GE­RA­DE JUN­GE AR­BEI­TNEH­MER LE­GEN WERT AUF EINE GUTE AR­BEI­T­SAT­MO­SPHÄRE. ABER NICHT NUR FR­EU­DE BEI DER AR­BEIT, AUCH EINE GUTE WORK-LIFE-BA­LAN­CE IST DEN JUN­GEN AR­BEI­TNEH­MERN OFT BES­ON­DERS WICH­TIG – OFT NOCH VOR DER BE­ZAH­LUNG! GRA­FIK: STA­TIST

»Jeder vierte bricht die Ausbildung ab«, mit Schlagzeilen wie dieser warten Zeitungen und Online-Medien nach der Veröffentlichung des Berufsbildungsberichts 2018 auf. Demnach betrug die Abbrecherquote zuletzt (2016) 25,8 Prozent.Es ist der höchste Wert seit Anfang der 1990er-Jahre. Doch die Zahl ist nicht neu: Bereits im Verlauf der 1980er-Jahre hat sich die Quote bei der vorzeitigen Lösung von Ausbildungsverträgen in der dualen Berufsausbildung in den alten Bundesländern von rund 13 Prozent im Jahr 1979 auf knapp 25 Prozent im Jahr 1992 fast verdoppelt. Seitdem schwankt die Lösungsquote im Bundesdurchschnitt für alle Wirtschaftsbereiche insgesamt zwischen 20% und 25%. Der Wert von 25,8 Prozent liege daher erstmals marginal außerhalb des Langfristkorridors, relativiert der ZDH.

Ein Thema das bewegt

Dennoch ist die Abbrecherquote ein Thema, das die breite Masse bewegt, aber vor allem die Wirtschaft.»In den letzten Jahren erhält dieses Thema insbesondere vor dem Hintergrund der Diskussionen um einen Fachkräftemangel große Beachtung«, stellt Alexandra Uhly in dem Diskussionspapier »Vorzeitige Vertragslösungen und Ausbildungsverlauf in der dualen Berufsausbildung« des Bundesinstituts für Berufsbildung (BIBB) fest. Europaweit verlassen junge Menschen vorzeitig das Ausbildungssystem. »Nach Angaben des Europäischen Zentrums für die Förderung der Berufsbildung (Cedefop) bedeute dies derzeit Folgekosten in Höhe von 1,25 Prozent des BIP«, berichtet haufe online. Der Berufsbildungsbericht 2018 verweist darauf, dass Vertragslösungen sowohl für Betriebe als auch für die Jugendlichen mit Unsicherheiten, einem Verlust von Zeit, Energie und anderen Ressourcen verbunden sei. »Im ungünstigsten Fall können sie zu einem Ausstieg aus der Ausbildungsbeteiligung sowohl der Jugendlichen als auch der Betriebe führen«, warnen die Autoren.

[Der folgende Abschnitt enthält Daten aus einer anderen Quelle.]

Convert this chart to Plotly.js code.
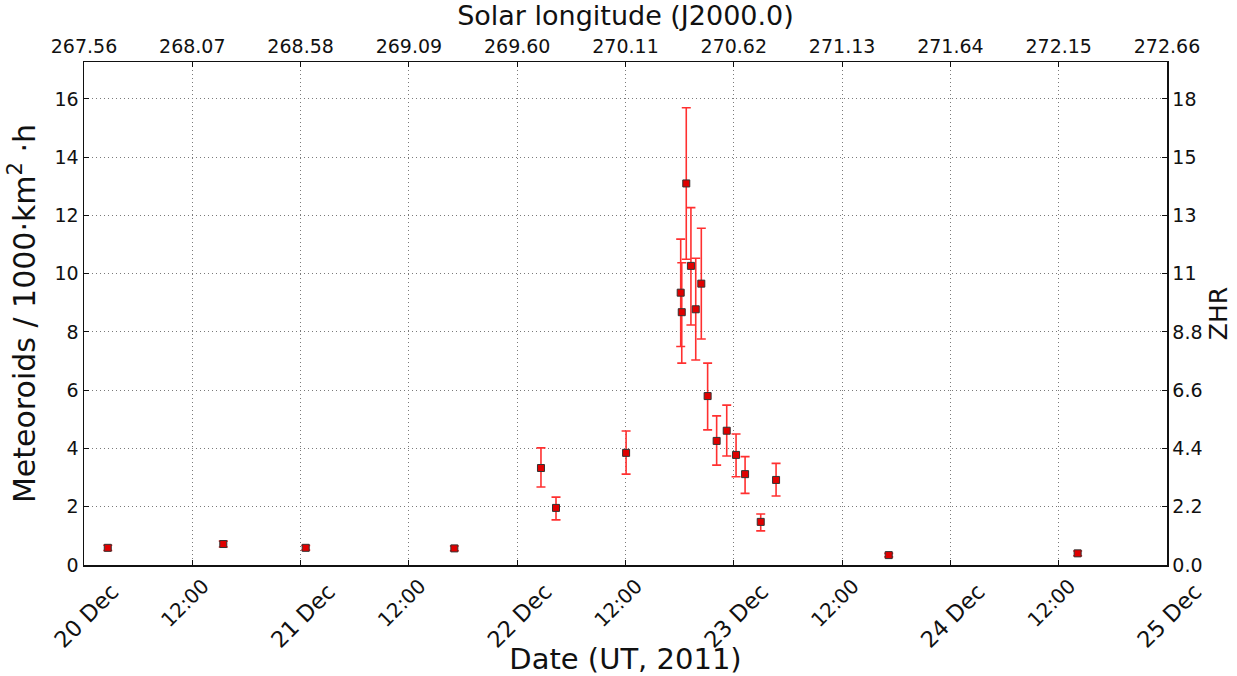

Höchste Lösungsquote im Handwerk

Die Lösungsquoten zeigen deutliche Unterschiede zwischen den Zuständigkeitsbereichen: In den Berufen des Handwerks zeigte sich mit 33,9% im Bundesdurchschnitt die höchste Lösungsquote im Vergleich zu einem Durchschnitt von 25,8 Prozent. Ein Grund für die höhere Lösungsquote im Handwerk sei allerdings, dass dort auch Menschen eine Chance auf Ausbildung erhalten, die in anderswo keine Anstellung finden, so der Zentralverband des Deutschen Handwerks (ZDH). Die Vertragslösungsquote fällt dabei umso höher aus, je niedriger der allgemeinbildende Schulabschluss der Auszubildenden ist (ohne Hauptschulabschluss: 38,7 Prozent, mit Hauptschulabschluss: 38,2 Prozent, mit Realschulabschluss: 23,3 Prozent, mit Studienberechtigung: 15,0 Prozent. Bei den Malern und Lackierern liegt die Lösungsquote bei 41,6 Prozent, übertroffen wird sie nur von den Bereichen »Fachkraft für Schutz und Sicherheit« und der/dem Restaurantfachfrau/Restaurantfachmann.

Woran liegt’s?

Wenig überraschend ist, dass sich Azubis und Ausbilder gegenseitig den Ball zuspielen, wenn es um die Gründe für einen Abbruch geht. Doch: 57 Prozent der Abbrüche gehen auf eine Kündigung durch den Azubi zurück, in nur 32 Prozent der Fälle kündigt der Ausbildungsbetrieb, der Rest geschieht in gegenseitigem Einvernehmen, wie www.karrierebibel.de berichtet. Forschungsergebnisse deuten darauf hin, dass die Vertragslösungsquote insbesondere dann steige, wenn der Ausbildungsmarkt – wie aktuell – aus Bewerbersicht günstig sei und Auszubildende die Chance auf einen Lehrstellenwechsel nutzten. Bei den Gründen für einen Lehrstellenabbruch wird zwischen berufsbezogenen Gründen, also einer falschen Berufswahl, schulischen Gründen, denen etwa eine Überforderung zugrunde liegt, und persönlichen Gründen unterschieden.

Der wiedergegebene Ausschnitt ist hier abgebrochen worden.